Guru Isa ingin melarikan diri, tetapi tak jadi setelah berpikir tak ada orang yang akan menyembunyikannya. Akhirnya, ia menunggu dan menghadapi apa pun yang akan terjadi pada dirinya. Pada waktu menunggu ini timbul kembali kesadaran bahwa sesuatu yang dibayangkan ternyata lebih besar daripada kejadian yang sebenarnya.
Kemudian, Guru Isa ditangkap oleh tentara Belanda. Ia disiksa supaya mengakui perbuatannya. Timbul niatnya untuk mengakui semua perbuatannya, tetapi rasa takutnya kembali menutup mulutnya. Ia tak membuka mulut.
Suatu ketika Polisi Milker mempertemukan Hazil di kamar tahanan Guru Isa. Tampak pula bekas siksaan pada wajah Hazil. Namun, dalam pandangan Guru Isa, Hazil kini tidak lagi seperti yang dikenalnya. Temannya yang selama ini dikagumi memiliki semangat yang menyala-nyala dan selalu kelihatan tegar, hanya dengan “sebuah tempeleng di kepalanya sudah cukup menyuruhnya bercerita. Hazil telah mengkhianati kawannya, perjuangannya. Melihat begitu rapuhnya jiwa temannya, timbul kesadaran baru dalam diri Guru Isa. Jika Hazil akhirnya dihancurkan oleh ketakutannya sendiri, Guru Isa tidak mau mengalami hal yang sama.
“Guru Isa merasa perobahan dalam dirinya. Rasa sakit siksaan pada tubuhnya tidak menakutkannya lagi. …Orang harus belajar hidup dengan ketakut-ketakutannya…. Sekarang dia tahu…. Tiap orang punya ketakutannya sendiri, dan mesti belajar hidup dan mengalahkan ketakutannya.”

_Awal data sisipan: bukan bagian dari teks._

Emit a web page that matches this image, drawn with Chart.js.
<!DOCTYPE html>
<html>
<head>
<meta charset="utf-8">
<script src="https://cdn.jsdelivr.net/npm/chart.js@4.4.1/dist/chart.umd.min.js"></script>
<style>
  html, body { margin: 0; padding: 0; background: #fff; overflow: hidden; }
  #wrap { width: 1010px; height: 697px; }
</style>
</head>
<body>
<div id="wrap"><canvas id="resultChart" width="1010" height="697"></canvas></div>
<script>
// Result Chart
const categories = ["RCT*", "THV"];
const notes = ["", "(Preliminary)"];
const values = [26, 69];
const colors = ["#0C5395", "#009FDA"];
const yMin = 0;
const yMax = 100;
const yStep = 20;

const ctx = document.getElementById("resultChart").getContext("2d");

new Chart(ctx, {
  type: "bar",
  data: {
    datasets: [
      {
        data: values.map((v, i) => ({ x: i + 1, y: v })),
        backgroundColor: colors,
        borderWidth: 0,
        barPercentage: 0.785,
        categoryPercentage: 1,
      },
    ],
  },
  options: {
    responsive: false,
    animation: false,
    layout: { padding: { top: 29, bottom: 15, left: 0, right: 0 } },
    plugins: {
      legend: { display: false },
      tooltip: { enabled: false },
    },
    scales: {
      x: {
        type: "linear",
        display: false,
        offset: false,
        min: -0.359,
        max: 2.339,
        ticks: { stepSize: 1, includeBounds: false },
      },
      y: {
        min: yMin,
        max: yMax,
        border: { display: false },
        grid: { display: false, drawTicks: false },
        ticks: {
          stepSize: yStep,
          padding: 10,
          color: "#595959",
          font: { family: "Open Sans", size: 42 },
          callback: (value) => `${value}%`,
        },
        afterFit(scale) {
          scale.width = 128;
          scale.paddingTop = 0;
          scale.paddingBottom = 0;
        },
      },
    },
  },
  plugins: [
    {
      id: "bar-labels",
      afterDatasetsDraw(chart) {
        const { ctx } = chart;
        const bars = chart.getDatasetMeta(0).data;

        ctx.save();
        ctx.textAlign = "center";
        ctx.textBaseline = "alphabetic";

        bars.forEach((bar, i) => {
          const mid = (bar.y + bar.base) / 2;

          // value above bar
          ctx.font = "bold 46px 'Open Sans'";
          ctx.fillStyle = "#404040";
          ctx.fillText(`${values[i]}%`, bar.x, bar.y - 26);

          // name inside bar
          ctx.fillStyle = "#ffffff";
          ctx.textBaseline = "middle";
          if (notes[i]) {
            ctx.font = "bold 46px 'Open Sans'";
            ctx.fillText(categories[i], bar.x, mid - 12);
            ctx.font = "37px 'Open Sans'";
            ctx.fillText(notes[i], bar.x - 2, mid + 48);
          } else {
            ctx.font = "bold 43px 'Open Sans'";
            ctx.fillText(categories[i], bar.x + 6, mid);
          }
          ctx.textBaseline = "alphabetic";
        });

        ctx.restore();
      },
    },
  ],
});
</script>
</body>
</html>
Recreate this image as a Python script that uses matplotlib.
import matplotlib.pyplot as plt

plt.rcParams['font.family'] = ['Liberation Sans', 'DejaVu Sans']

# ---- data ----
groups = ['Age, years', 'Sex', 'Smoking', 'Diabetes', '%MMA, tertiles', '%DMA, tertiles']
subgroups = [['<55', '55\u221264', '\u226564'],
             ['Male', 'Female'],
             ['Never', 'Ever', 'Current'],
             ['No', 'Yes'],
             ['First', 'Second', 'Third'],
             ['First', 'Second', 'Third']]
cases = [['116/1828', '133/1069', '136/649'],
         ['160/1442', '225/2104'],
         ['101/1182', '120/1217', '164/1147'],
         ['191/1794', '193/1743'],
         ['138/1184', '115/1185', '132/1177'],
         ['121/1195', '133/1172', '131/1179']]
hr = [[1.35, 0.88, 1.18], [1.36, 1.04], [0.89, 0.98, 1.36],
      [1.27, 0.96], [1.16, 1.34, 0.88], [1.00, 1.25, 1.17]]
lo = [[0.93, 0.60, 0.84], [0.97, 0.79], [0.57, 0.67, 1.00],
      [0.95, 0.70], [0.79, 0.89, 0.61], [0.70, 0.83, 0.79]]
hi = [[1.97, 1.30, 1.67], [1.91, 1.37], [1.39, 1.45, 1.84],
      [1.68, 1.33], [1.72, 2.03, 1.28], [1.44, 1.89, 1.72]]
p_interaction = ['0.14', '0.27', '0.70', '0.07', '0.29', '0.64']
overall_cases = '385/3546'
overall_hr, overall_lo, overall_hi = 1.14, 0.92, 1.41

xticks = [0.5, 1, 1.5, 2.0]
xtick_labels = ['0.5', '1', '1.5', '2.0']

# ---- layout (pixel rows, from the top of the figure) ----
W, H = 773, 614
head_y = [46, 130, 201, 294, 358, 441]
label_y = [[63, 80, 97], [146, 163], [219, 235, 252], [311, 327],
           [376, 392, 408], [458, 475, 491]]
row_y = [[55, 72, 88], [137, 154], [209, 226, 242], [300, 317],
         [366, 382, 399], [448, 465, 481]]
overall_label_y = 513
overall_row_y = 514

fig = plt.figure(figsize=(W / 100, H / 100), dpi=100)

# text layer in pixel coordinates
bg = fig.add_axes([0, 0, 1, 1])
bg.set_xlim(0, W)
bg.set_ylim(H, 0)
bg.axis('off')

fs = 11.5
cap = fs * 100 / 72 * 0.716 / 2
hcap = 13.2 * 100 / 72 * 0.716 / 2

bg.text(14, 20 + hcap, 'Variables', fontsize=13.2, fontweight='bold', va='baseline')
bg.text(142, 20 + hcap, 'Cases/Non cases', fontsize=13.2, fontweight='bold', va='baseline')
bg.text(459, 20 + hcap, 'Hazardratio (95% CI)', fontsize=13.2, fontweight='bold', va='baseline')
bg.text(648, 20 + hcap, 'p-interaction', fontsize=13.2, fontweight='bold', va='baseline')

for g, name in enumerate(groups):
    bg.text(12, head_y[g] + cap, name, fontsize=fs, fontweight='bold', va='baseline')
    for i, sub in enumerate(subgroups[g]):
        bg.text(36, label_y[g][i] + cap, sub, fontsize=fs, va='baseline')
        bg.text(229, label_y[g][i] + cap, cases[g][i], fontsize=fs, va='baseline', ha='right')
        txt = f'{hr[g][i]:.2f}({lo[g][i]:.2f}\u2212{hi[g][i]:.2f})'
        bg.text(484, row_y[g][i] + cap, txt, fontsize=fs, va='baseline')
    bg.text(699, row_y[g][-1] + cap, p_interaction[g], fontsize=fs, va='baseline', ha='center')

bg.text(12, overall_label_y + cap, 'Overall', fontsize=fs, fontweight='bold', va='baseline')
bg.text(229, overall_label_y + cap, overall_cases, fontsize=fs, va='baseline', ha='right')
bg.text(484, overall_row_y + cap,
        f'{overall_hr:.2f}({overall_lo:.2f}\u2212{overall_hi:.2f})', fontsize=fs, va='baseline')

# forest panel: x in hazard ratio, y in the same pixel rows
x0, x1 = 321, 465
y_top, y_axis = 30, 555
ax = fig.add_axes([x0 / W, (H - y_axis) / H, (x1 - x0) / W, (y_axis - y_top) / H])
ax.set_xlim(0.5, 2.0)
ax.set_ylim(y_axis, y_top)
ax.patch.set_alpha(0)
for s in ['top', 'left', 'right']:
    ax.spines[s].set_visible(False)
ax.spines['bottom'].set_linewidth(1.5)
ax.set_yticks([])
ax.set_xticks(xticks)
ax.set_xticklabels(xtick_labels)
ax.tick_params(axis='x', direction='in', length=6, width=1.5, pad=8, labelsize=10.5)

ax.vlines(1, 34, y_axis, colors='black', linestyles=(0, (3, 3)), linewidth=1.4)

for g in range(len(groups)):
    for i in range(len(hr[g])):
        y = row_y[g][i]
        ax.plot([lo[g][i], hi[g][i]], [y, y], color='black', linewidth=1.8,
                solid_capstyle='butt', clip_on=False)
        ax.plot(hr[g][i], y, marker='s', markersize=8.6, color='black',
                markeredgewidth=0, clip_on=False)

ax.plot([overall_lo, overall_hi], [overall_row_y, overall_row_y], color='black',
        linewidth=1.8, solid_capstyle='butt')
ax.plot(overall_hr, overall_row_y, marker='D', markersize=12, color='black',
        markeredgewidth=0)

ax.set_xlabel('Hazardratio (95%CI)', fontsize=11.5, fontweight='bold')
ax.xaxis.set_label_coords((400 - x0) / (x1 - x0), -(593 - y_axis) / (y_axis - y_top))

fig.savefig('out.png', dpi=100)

Begitulah, kesadaran Guru Isa ini berhasil mengatasi ketakutan yang selama ini selalu mengganggu jiwanya. Kesadaran ini pula yang memulihkan kejantanannya sebagai lelaki. Ia tak lagi impoten. Perasaan bahagia menyelimuti Guru Isa. Kesembuhan jiwa dan raga Guru Isa, sungguh telah membawanya merasa sebagai pemenang. “Dan ketika Guru Isa mendengar derap sepatu datang ke pintu kamar mereka, dia merasa damai dengan rasa takutnya yang timbul. Dia tahu teror mereka tidak akan bisa menyentuhnya lagi. Dia telah bebas.”